The state has started to accept applications for hurricane insurance from condominium and townhouse associations that have been unable to secure full coverage on the regulated market.
Last August, Gov. Josh Green issued an emergency proclamation to stabilize the insurance market after condominium buildings were unable to secure full insurance coverage from one of the three companies operating in Hawaiʻi.
While the 2023 Maui fires and other global natural disasters are partly to blame — Chair of the Senate Commerce and Consumer Protection Committee Jarrett Keohokalole cited a key reason: aging buildings.
“When you take your car in for service, there are regular maintenance items. Most of the condominium buildings in the state, especially in Honolulu, are over 30 years old,” he said.
“So there are basic maintenance items that in some cases haven't been covered.”
These are things like replacing water pipes, which insurers have started paying closer attention to. The buildings that haven’t kept up with maintenance and are unable to secure full commercial and hurricane insurance find themselves “stuck in a downward spiral,” Keohokalole explained.
“It's harder to secure loans to make the repairs. It's harder to transact title in the building,” he said.
“It's harder to sell and buy. That affects values and it affects the assessments.”
That’s because lenders don’t want to loan money to buildings without insurance, but without those loans, buildings are unable to fund the needed repairs. Those who lose traditional insurance coverage have had to turn to unregulated surplus lines that can be extremely costly– sometimes doubling the cost of insurance for buildings.
That often means skyrocketing homeowner association fees for condo owners.
About 1200 associations in Hawaiʻi are without full hurricane insurance coverage.
The emergency proclamation allowed the Hawaiʻi Hurricane Relief Fund to issue hurricane insurance again, which it has not done since the early 2000s in the aftermath of Hurricane Iniki in 1992.
Now, HHRF is up and running again. So far, it’s received 80 applications.

“It is meant to stabilize the market, not replace the market,” Acting Hawaiʻi Insurance Commissioner Jerry Bump said.
Associations applying for the state-administered hurricane policy will need to have a commercial insurance policy, which covers things like fire and other situations. It will also need to obtain at least $10 million in hurricane coverage as a base, but has been rejected by at least two of the local insurers for the rest of their building coverage. The state program will cover up to an additional $90 million of coverage.
“We don't wanna be competing against those carriers that are still willing to do business,” Bump said.
“If they're willing to write the full coverage, they should be able to still write that. Some of those admitted carriers have kind of artificial caps on how much they're willing to write. We've heard anywhere from $10 million to $25 million is where they're comfortable writing. There are some that will write the full, but not very many. HHRF is providing an additional layer of capacity. And ideally at a price point that is less than the surplus lines market.”

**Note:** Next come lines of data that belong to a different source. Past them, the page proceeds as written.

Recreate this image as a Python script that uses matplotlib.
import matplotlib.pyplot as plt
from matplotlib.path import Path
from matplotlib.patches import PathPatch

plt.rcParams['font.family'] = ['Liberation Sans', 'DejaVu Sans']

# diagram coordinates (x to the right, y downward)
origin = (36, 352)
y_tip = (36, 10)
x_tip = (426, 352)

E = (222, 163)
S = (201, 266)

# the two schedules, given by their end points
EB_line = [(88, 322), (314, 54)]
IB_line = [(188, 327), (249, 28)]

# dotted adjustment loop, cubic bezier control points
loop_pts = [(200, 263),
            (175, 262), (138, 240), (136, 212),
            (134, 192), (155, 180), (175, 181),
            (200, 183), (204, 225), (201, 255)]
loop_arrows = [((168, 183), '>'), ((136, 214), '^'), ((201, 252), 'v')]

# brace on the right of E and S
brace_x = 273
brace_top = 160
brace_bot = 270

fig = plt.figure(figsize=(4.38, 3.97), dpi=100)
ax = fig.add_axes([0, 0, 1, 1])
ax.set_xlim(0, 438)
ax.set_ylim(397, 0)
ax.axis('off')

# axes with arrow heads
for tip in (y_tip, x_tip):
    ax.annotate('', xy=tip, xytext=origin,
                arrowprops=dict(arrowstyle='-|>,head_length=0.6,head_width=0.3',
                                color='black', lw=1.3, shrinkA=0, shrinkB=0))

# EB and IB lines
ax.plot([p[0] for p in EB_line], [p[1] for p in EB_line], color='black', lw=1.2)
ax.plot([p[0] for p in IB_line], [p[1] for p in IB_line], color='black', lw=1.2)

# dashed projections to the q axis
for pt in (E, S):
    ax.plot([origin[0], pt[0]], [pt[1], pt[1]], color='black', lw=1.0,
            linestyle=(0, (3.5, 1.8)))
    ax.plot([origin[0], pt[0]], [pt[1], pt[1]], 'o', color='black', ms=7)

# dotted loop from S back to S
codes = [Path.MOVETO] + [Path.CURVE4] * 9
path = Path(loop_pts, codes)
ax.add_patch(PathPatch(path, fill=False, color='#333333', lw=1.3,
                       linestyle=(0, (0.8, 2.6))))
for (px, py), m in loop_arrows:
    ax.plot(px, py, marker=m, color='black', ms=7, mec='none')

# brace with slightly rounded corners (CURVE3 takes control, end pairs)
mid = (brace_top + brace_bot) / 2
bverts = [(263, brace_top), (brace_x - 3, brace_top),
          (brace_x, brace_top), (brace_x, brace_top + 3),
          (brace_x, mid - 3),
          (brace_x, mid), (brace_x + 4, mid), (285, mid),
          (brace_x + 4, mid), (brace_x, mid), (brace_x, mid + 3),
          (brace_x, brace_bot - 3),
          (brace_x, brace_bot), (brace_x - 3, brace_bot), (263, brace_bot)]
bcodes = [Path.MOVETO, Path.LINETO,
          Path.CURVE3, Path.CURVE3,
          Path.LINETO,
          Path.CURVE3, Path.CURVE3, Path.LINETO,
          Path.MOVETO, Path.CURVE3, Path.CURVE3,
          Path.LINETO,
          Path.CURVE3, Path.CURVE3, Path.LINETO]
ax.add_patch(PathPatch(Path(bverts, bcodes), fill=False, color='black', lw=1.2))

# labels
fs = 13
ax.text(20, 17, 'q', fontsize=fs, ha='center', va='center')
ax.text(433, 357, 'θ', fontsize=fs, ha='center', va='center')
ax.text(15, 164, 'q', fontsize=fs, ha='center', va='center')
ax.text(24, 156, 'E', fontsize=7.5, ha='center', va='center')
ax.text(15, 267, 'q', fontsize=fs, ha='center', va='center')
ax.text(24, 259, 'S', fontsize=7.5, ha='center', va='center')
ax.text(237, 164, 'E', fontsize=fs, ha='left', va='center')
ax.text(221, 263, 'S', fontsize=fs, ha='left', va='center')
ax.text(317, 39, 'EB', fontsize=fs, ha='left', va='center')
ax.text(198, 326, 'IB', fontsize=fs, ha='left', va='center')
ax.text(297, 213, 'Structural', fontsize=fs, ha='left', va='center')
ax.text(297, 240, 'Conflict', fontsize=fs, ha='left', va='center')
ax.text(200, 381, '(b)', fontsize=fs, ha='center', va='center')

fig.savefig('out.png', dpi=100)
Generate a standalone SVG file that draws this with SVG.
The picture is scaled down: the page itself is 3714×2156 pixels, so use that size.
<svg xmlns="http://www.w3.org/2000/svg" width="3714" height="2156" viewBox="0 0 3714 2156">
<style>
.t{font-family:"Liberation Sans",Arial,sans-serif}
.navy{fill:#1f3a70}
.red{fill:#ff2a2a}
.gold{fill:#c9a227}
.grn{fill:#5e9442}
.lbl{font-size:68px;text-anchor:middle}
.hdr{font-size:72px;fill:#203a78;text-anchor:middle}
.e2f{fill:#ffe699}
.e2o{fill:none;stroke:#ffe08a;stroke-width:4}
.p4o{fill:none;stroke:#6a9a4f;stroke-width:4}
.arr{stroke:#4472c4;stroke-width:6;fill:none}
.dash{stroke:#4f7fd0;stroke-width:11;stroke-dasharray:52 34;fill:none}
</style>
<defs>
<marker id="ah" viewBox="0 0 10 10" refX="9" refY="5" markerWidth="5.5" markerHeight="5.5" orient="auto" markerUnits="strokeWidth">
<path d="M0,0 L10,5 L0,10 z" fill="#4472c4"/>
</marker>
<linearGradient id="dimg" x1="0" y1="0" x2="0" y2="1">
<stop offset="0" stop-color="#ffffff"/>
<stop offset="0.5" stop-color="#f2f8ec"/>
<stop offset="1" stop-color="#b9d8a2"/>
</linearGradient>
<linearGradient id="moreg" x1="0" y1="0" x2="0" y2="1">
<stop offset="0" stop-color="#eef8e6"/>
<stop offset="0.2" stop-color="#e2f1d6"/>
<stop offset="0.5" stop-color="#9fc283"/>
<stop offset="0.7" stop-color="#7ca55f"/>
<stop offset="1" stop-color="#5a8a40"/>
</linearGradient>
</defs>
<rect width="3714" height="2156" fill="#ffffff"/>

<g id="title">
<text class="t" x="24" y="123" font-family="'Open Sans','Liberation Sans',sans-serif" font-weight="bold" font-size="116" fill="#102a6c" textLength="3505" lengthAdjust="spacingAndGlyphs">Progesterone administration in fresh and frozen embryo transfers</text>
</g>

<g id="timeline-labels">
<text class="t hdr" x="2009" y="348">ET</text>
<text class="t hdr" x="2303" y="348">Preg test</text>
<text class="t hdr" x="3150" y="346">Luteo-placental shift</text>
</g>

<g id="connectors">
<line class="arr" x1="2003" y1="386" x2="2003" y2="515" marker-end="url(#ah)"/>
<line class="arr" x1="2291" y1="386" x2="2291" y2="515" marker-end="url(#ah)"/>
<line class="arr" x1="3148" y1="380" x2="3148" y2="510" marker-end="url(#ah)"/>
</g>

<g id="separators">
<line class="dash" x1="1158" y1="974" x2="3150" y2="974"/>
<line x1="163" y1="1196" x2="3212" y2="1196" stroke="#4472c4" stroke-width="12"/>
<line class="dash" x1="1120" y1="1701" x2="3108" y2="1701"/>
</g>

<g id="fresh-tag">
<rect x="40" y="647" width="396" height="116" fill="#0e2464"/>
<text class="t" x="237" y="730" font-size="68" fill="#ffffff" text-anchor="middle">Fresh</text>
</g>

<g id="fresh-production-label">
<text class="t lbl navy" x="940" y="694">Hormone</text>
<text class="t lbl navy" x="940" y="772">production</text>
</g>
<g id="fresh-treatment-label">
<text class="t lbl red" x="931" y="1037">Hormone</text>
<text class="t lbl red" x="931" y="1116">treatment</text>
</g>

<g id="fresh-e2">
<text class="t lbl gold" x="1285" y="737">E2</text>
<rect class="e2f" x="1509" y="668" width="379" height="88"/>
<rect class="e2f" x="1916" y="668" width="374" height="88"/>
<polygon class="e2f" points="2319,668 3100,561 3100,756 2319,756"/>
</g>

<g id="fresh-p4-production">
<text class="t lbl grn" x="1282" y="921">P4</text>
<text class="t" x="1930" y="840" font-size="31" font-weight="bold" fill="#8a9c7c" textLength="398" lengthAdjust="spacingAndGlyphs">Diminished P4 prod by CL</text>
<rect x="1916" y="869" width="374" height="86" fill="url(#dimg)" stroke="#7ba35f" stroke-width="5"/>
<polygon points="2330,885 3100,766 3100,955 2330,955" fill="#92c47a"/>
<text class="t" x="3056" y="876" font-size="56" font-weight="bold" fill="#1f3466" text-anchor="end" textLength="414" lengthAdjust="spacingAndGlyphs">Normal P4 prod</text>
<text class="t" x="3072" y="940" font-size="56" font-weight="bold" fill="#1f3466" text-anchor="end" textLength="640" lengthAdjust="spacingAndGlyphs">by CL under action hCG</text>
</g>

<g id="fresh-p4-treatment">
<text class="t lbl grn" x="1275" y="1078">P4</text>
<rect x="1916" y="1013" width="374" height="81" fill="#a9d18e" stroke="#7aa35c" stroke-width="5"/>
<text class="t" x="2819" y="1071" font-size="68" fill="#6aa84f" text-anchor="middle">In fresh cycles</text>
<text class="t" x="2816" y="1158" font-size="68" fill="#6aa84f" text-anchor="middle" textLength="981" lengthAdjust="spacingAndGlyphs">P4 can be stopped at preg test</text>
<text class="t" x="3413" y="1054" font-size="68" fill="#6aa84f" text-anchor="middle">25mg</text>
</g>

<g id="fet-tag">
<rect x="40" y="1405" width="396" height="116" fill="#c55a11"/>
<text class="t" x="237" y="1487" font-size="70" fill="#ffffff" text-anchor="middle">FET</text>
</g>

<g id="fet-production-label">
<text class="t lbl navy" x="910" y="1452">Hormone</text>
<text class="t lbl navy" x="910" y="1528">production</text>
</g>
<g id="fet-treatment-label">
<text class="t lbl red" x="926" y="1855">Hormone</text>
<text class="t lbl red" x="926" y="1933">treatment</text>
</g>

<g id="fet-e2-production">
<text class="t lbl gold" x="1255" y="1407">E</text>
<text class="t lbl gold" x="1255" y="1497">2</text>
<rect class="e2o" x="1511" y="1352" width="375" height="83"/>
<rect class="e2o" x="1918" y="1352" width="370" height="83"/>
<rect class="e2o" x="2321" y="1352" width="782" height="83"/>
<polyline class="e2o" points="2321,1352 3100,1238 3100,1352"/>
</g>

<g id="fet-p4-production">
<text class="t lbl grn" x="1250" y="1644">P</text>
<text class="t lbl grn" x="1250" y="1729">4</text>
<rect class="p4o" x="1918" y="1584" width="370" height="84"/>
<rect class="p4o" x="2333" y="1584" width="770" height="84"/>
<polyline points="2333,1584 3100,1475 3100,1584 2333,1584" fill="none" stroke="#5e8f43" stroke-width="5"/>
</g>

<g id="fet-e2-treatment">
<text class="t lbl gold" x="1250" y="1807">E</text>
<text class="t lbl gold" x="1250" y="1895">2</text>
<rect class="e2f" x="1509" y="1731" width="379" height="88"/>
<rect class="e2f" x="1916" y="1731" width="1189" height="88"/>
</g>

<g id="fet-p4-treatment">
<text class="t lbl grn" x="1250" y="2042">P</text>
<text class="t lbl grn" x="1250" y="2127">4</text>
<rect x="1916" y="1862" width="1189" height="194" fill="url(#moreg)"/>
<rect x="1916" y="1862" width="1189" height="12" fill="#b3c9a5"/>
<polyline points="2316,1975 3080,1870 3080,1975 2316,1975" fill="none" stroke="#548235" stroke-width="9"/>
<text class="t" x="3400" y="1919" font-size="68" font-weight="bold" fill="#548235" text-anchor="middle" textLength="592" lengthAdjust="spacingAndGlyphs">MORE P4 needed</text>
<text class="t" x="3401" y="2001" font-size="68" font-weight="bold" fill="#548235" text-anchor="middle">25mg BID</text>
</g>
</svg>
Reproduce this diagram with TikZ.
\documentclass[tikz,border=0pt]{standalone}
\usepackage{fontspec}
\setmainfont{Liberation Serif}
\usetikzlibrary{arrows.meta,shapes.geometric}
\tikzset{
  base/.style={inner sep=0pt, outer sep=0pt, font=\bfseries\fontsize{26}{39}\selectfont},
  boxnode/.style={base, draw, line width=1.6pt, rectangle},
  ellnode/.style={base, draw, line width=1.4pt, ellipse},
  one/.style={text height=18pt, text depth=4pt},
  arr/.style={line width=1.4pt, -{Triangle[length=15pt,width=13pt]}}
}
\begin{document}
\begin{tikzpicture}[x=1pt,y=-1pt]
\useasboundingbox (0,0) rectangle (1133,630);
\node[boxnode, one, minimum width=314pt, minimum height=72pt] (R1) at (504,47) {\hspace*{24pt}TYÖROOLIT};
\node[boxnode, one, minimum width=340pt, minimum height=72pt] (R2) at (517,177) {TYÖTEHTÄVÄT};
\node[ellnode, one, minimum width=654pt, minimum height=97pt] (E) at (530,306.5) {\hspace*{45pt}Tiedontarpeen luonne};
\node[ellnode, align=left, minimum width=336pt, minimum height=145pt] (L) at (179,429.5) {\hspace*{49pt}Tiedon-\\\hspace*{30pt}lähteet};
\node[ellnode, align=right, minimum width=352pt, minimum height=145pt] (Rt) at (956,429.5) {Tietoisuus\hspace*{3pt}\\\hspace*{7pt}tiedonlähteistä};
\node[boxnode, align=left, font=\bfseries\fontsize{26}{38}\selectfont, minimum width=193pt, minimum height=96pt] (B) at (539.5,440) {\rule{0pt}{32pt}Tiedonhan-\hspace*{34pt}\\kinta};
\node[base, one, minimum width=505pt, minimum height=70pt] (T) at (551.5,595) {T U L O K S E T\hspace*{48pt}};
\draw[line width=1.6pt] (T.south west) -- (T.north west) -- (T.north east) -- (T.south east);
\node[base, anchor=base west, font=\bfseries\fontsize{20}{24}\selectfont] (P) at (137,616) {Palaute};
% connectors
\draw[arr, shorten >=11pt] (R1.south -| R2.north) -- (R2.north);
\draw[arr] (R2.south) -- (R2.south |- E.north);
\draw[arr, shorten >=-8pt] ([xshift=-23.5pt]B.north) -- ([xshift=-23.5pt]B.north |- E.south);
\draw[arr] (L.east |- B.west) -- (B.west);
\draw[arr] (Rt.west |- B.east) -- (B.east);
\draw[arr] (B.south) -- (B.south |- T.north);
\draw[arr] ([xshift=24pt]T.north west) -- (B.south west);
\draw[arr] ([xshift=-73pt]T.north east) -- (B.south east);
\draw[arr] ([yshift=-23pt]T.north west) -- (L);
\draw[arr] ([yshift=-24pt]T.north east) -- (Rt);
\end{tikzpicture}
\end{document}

The hope is that it will attract the traditional market back to the state as the program did in the 2000s.
Bump explained that while conditions are similar to the aftermath of Hurricane Iniki, there are a few differences. One is that Hawaii’s property insurance market is tied to global climate risk. That means a fire in California or a hurricane in Florida can impact the insurability of Hawaii properties.
“ Today’s challenges are kind of driven by global reinsurance conditions so not just the storm that occurred,” he said.
“Reinsurers themselves have pulled back or raised prices along many coastal markets due to climate-related risk inflation.”
Additionally, legislators passed a law this session that would get the Hawaii Property Insurance Association funding to start offering commercial insurance policies to those who have also had to turn to surplus lines. It currently is the insurer of last resort for homes in the lava-zone. Bump estimated that the program would come online around mid-fall of this year.
That same measure also includes funding to provide loans to condominiums to do needed maintenance repairs so they can obtain regular insurance policies.
Both the state-administered commercial and hurricane insurance programs heavily leverage “reinsurance”. That means that the state’s insurance will only keep a percentage of the actual risk on hand. The state’s program pays other insurers to insure the rest of the portfolio. Those reinsurance rates are largely what will drive the cost for buildings to obtain policies through the state-administered programs.
Thatʻs why buildings should not expect the rates from the HHRF to be lower than what they can find on the traditional market.
“ The state fund is not in the business of making a profit, so we're not intending to build in any kind of profit in our pricing,” Bump said.
“Ideally, as the HHRF enters into the market, that will also provide price pressure on the surplus lines carriers to reduce their price point and be more competitive– they don't want all their business going away to the HHRF as well.”
The measure is awaiting the governor’s signature, which is likely as it was not included on his intent to veto list.